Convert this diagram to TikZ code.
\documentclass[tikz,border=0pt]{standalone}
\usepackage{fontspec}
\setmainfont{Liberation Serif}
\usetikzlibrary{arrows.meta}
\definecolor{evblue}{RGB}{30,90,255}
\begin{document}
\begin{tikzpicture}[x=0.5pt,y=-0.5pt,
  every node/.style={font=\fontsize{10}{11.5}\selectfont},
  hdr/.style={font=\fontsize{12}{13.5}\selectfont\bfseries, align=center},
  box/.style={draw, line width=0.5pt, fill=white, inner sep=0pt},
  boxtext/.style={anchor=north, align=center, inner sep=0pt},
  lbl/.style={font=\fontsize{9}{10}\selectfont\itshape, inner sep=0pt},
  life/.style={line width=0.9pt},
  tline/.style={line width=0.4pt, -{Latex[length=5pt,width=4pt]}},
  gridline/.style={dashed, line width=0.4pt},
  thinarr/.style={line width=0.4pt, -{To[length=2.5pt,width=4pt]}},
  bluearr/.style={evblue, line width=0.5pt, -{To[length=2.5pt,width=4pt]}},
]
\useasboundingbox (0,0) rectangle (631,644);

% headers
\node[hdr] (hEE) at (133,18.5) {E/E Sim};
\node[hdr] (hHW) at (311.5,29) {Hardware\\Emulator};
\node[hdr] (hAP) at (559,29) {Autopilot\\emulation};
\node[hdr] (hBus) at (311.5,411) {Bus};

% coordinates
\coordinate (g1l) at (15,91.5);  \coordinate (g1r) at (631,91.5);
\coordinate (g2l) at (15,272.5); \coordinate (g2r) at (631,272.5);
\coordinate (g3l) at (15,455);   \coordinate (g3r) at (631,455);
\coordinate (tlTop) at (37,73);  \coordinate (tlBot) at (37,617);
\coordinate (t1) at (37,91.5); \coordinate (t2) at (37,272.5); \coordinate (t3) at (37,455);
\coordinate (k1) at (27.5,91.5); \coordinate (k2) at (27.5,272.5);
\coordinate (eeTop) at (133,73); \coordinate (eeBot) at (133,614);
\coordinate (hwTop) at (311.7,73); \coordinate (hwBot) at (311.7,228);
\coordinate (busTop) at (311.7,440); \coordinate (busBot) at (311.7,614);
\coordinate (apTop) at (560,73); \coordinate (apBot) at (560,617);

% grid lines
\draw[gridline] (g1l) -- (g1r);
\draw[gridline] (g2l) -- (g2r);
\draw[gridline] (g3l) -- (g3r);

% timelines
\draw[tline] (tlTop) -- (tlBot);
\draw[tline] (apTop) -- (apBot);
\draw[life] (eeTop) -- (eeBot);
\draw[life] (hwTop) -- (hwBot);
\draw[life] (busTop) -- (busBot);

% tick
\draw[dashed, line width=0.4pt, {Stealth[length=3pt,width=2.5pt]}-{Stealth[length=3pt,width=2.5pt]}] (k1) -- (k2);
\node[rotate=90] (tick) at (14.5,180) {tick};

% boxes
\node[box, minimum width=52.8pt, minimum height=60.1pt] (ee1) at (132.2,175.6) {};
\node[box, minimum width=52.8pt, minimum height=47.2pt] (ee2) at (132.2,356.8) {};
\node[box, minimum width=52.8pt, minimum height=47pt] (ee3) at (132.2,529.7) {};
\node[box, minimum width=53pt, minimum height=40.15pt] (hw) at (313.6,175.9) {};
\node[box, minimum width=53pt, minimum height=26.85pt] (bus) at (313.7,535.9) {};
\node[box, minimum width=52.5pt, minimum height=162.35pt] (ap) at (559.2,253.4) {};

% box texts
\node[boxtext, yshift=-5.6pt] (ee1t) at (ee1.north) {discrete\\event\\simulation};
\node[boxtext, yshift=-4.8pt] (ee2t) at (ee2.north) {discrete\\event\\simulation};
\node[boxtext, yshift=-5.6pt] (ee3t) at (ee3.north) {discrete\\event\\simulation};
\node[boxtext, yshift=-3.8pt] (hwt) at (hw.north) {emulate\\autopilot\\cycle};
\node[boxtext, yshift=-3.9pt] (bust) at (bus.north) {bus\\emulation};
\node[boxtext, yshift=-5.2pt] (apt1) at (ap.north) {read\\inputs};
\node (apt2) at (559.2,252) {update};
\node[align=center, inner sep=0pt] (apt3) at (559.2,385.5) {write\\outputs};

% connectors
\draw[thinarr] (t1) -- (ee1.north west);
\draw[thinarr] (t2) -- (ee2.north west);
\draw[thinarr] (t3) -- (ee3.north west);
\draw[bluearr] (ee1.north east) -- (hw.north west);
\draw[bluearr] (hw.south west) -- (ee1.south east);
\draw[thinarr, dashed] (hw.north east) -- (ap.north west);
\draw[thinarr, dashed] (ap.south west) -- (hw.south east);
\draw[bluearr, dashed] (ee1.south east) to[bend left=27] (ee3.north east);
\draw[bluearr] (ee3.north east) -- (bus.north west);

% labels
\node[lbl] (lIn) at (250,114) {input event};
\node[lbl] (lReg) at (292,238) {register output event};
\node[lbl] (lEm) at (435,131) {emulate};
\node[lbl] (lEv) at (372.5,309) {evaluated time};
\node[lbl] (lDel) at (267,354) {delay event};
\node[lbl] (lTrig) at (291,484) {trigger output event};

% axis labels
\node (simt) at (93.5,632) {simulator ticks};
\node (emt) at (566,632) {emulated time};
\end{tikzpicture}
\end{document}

..............................

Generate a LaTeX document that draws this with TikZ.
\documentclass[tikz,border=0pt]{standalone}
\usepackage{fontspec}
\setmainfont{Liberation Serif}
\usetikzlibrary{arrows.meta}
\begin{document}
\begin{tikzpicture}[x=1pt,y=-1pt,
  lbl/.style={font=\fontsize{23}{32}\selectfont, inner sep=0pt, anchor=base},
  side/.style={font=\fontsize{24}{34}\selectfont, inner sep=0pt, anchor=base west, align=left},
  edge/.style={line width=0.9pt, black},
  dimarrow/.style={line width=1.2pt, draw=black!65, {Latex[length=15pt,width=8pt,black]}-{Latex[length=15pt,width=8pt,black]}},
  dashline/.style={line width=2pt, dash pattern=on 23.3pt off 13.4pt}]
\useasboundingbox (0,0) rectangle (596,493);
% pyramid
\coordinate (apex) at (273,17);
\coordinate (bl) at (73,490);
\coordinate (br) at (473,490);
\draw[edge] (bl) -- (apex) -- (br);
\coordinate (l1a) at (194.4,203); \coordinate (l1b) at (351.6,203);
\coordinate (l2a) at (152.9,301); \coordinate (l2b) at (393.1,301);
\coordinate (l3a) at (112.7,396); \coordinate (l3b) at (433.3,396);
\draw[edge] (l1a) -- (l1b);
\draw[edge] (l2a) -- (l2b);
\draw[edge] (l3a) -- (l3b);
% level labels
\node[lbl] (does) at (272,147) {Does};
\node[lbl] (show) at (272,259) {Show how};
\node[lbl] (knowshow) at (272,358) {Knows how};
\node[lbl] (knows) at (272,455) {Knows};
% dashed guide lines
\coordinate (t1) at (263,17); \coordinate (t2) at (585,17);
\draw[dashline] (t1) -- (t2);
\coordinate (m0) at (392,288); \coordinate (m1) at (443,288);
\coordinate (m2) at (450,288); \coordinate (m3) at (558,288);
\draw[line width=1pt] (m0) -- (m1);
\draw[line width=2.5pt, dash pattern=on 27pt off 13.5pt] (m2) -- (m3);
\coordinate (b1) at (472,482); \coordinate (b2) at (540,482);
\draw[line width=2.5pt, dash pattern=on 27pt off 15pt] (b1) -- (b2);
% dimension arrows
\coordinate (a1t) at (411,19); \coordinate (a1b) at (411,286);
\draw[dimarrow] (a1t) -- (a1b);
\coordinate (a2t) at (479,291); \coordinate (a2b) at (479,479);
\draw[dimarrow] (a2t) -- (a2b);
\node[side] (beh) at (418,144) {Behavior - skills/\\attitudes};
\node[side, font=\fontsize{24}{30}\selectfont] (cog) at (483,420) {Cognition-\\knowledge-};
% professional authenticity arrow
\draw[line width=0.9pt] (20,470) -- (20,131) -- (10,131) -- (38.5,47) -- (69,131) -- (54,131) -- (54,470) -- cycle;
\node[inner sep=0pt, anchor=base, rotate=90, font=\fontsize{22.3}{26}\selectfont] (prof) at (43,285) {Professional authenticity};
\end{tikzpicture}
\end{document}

..............................

- EXERCISE DETAILS: Write out each line exactly as it appears, from the line with "Convert this diagram to TikZ code." up to and including the line with "(hBus) at (311.5,411)".

- SOLUTION TO THIS PROBLEM:
Convert this diagram to TikZ code.
\documentclass[tikz,border=0pt]{standalone}
\usepackage{fontspec}
\setmainfont{Liberation Serif}
\usetikzlibrary{arrows.meta}
\definecolor{evblue}{RGB}{30,90,255}
\begin{document}
\begin{tikzpicture}[x=0.5pt,y=-0.5pt,
  every node/.style={font=\fontsize{10}{11.5}\selectfont},
  hdr/.style={font=\fontsize{12}{13.5}\selectfont\bfseries, align=center},
  box/.style={draw, line width=0.5pt, fill=white, inner sep=0pt},
  boxtext/.style={anchor=north, align=center, inner sep=0pt},
  lbl/.style={font=\fontsize{9}{10}\selectfont\itshape, inner sep=0pt},
  life/.style={line width=0.9pt},
  tline/.style={line width=0.4pt, -{Latex[length=5pt,width=4pt]}},
  gridline/.style={dashed, line width=0.4pt},
  thinarr/.style={line width=0.4pt, -{To[length=2.5pt,width=4pt]}},
  bluearr/.style={evblue, line width=0.5pt, -{To[length=2.5pt,width=4pt]}},
]
\useasboundingbox (0,0) rectangle (631,644);

% headers
\node[hdr] (hEE) at (133,18.5) {E/E Sim};
\node[hdr] (hHW) at (311.5,29) {Hardware\\Emulator};
\node[hdr] (hAP) at (559,29) {Autopilot\\emulation};
\node[hdr] (hBus) at (311.5,411) {Bus};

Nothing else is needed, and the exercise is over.